Microsoft, Baidu Bolster Alliance
People walk through the lobby of the Baidu Inc. headquarters in Beijing, China. Microsoft, which is gaining users for Bing in the U.S., is building on its partnership with Baidu after ending a search engine agreement with China’s Alibaba Group Holdings Ltd. Photographer: Stefen Chow/Bloomberg

Microsoft Corp. and Baidu Inc. agreed to bolster their Internet-search partnership in China as the companies seek to gain users from Google Inc. in the world’s biggest Internet market.

The agreement will let Baidu users see English search results generated by the U.S. company’s Bing technology to users in China, Viola Wang, a spokeswoman at Microsoft’s MSN venture in China, said by phone today. A service jointly offered by the companies will start this year, Baidu said in an e-mailed statement today.

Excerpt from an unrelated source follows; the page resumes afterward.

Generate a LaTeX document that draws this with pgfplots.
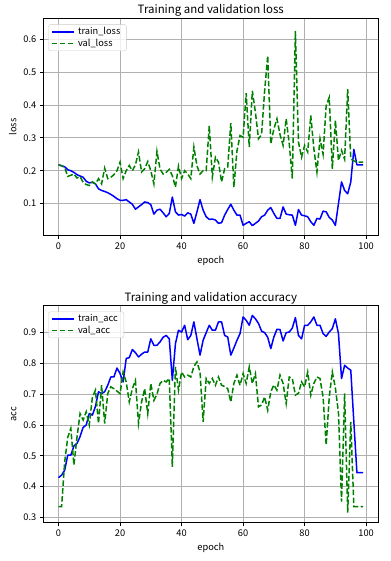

Baidu, based in Beijing, is expanding outside its main business of Chinese-language search, after fending off Google in China. Microsoft, which is gaining users for Bing in the U.S., is building on its partnership with Baidu after ending a search-engine agreement with China’s Alibaba Group Holdings Ltd.

“This is not good news for Google,” said Jake Li, who rates Baidu shares “accumulate” at Guotai Junan Securities in Shenzhen. Most Chinese Internet users currently prefer Google’s English-language search results over Baidu, whose service will be improved by the partnership with Microsoft, he said.

Google declined to comment.

Google, owner of the world’s most popular search engine, accounted for 19.2 percent of China’s search market by revenue in the first quarter, down from 19.6 percent three months earlier, according to research firm Analysys International. Google’s figures includes revenue generated from its local sites and international services, according to Analysys.

Market-Share Losses

Increased demand from Chinese companies marketing on international websites such as the English-language helped Google post increased revenue in China in 2010, Daniel Alegre, president for Asia-Pacific at Google, said in December.

Google has lost market share to Baidu in China since the Mountain View, California-based company pulled its search-engine out of the country last year, according to data from Analysys. Baidu increased its share to 75.8 percent from 75.5 percent in the first quarter, while Microsoft Bing’s market share is less than 1 percent, according to Analysys.

Baidu had an existing agreement with Bing for some mobile-phone users in China, Haoyu Shen, senior vice-president at Baidu, said in May. Baidu is working on efforts to expand overseas, and its developing products in 12 foreign languages, Shen said at the time.

Alibaba stopped offering Microsoft Bing on its eTao search service, Justine Chao, a spokeswoman at Alibaba, said in May.